E suco de pozinho? Na embalagem vemos estampado junto com o sabor: Rende X litros. Na verdade essa medida volumétrica é apenas para conservar a cor do suco no gradiente ideal, calculado para confundir o seu cérebro. Porque o sabor só existe por volta dos 70% de X, e nem uma gota a mais. Se for do tipo que precisa adoçar, bom estes realmente tem mais sabor, sabor açúcar. E isso depois de se despejar um caminhão basculante inteiro dentro da jarra.
Macarrões instantâneos mereciam um texto só para eles, o nível da mentira aqui beira o profissionalismo que só se encontra na política brasileira.

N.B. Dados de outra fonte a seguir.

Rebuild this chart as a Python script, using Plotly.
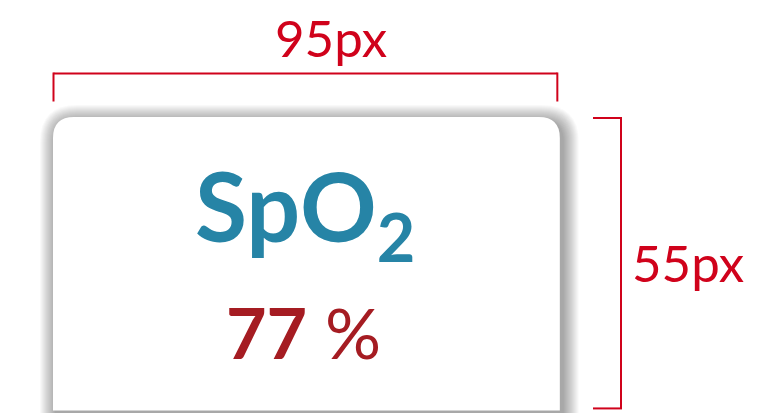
import plotly.graph_objects as go

# ---- data ----
card_width_px = 95
card_height_px = 55
width_label = f"{card_width_px}px"
height_label = f"{card_height_px}px"
metric_name = "SpO"
metric_sub = "2"
metric_value = 77
metric_unit = "%"

# ---- styling / geometry ----
W, H = 759, 413
PAGE_OFFSET = 8          # browser default body margin
scale = 5.335            # screen pixels per spec pixel
cx0, cy0 = 53, 117       # card top-left
cx1 = cx0 + card_width_px * scale
cy1 = cy0 + card_height_px * scale
radius = 21

RED = "#D0021B"
TEAL = "#2684A6"
DARKRED = "#A51C22"


def rounded_top(x0, y0, x1, y1, r):
    return (f"M {x0},{y1} L {x0},{y0 + r} Q {x0},{y0} {x0 + r},{y0} "
            f"L {x1 - r},{y0} Q {x1},{y0} {x1},{y0 + r} L {x1},{y1} Z")


shapes = []
# soft drop shadow
for k in range(1, 17):
    dx, dy = 3, 4
    shapes.append(dict(
        type="path", xref="x", yref="y",
        path=rounded_top(cx0 - k + dx, cy0 - k + dy, cx1 + k + dx, cy1 + k + dy, radius + k),
        fillcolor="rgba(0,0,0,0.022)", line=dict(width=0), layer="below"))
# card
shapes.append(dict(type="path", xref="x", yref="y",
                   path=rounded_top(cx0, cy0, cx1, cy1, radius),
                   fillcolor="white", line=dict(width=0), layer="below"))

# width bracket
by = 73.5
shapes += [
    dict(type="line", xref="x", yref="y", x0=cx0 + 0.5, x1=cx1 - 2.5, y0=by, y1=by,
         line=dict(color=RED, width=2)),
    dict(type="line", xref="x", yref="y", x0=cx0 + 0.5, x1=cx0 + 0.5, y0=by - 1, y1=101.5,
         line=dict(color=RED, width=2)),
    dict(type="line", xref="x", yref="y", x0=cx1 - 2.5, x1=cx1 - 2.5, y0=by - 1, y1=101.5,
         line=dict(color=RED, width=2)),
]
# height bracket
bx = 621
shapes += [
    dict(type="line", xref="x", yref="y", x0=bx, x1=bx, y0=cy0 + 1, y1=cy1 - 2,
         line=dict(color=RED, width=2)),
    dict(type="line", xref="x", yref="y", x0=593, x1=bx + 1, y0=cy0 + 1, y1=cy0 + 1,
         line=dict(color=RED, width=2)),
    dict(type="line", xref="x", yref="y", x0=593, x1=bx + 1, y0=cy1 - 2, y1=cy1 - 2,
         line=dict(color=RED, width=2)),
]

annotations = [
    dict(x=331, y=37, xref="x", yref="y", text=width_label, showarrow=False,
         font=dict(family="Lato", size=51, color=RED), xanchor="center", yanchor="middle"),
    dict(x=630, y=262, xref="x", yref="y", text=height_label, showarrow=False,
         font=dict(family="Lato", size=51, color=RED), xanchor="left", yanchor="middle"),
    dict(x=(cx0 + cx1) / 2 - 1, y=212, xref="x", yref="y",
         text=f"{metric_name}<sub>{metric_sub}</sub>", showarrow=False,
         font=dict(family="Lato", size=95, color=TEAL, weight=700),
         xanchor="center", yanchor="middle"),
    dict(x=(cx0 + cx1) / 2 - 3, y=332, xref="x", yref="y",
         text=f"<b>{metric_value}</b> {metric_unit}", showarrow=False,
         font=dict(family="Lato", size=70, color=DARKRED),
         xanchor="center", yanchor="middle"),
]

fig = go.Figure()
fig.update_layout(
    width=W, height=H, margin=dict(l=0, r=0, t=0, b=0),
    paper_bgcolor="white", plot_bgcolor="white",
    xaxis=dict(range=[PAGE_OFFSET, W + PAGE_OFFSET], visible=False, fixedrange=True),
    yaxis=dict(range=[H + PAGE_OFFSET, PAGE_OFFSET], visible=False, fixedrange=True),
    shapes=shapes, annotations=annotations, showlegend=False,
)
fig.write_html("out.html")
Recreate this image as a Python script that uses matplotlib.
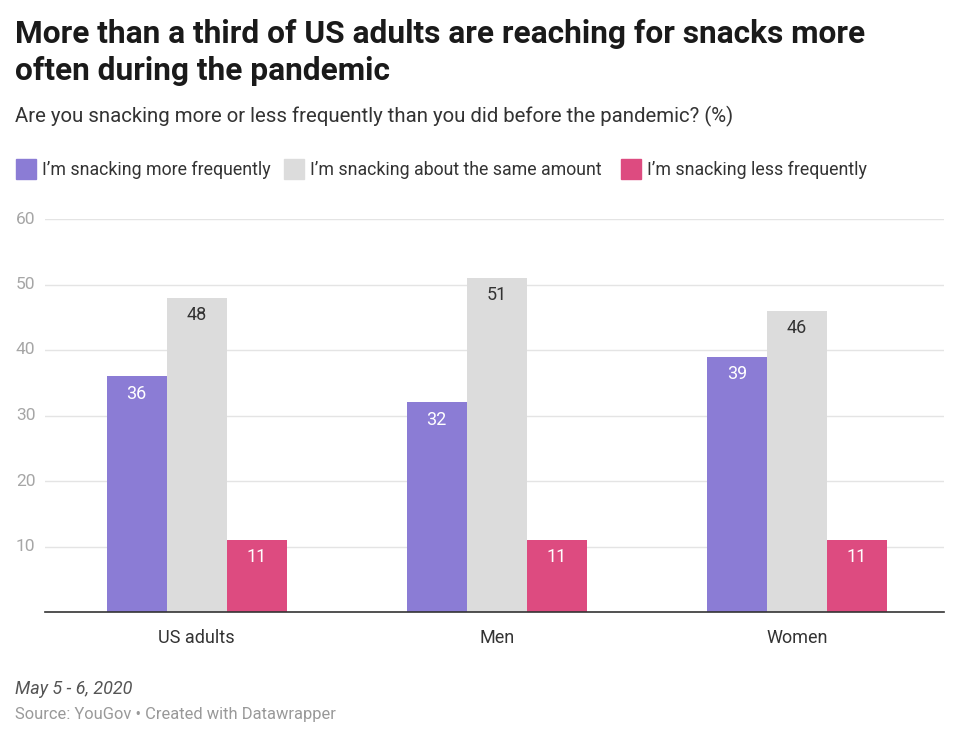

Sabores complexos como “carne com ervas”, “frango xadrez”, “yakisoba”, são tão diferenciáveis para o paladar de um reles mortal quanto duas taças do mesmo vinho, vindos da mesma garrafa poderiam ser para a língua de um enólogo.
Por fim picolés, mais especificamente os de limão, que já vem na cor padrão de gelo e incrível sabor de água. O processo de fabricação deve constituir de uma pipeta muito precisa que despeja uma única gota de sabor sobre um picolé feito inteiramente de H2O. Aparentemente é água pura mesmo, porque nem gosto de encanamento velho é perceptível. Não existe cérebro que se convença de algum sabor ali. Minha sugestão é que passem a ser vendidos sob os rótulos de “torneira da cozinha”, “filtro de barro”, “chuveirada”, “piscina com cloro” e “água velha de geladeira”.
Não sei até que ponto essa economia molecular é vantajosa para os fabricantes, talvez nem mesmo seja esse motivo. Pode ser uma corrente filosófica de um movimento neo-hippie da cultura de desapego total das coisas mundanas que se infiltrou na engenharia de alimentos. Tendo como objetivo fazer os seres humanos transcenderem para um novo patamar, desligando-os das sensações corpóreas mais básicas, para que a mente possa trabalhar livre.
O que vem depois disso? Músicas sem som? Molduras ostentando um buraco vazio na parede? Cinema com imagens em preto e preto?
É como no filme do Peter Pan, onde é necessário imaginar com muita força toda a comida para que o banquete apareça. Nesse tipo de comida, sabor é coisa só pra quem tem a mente muito forte.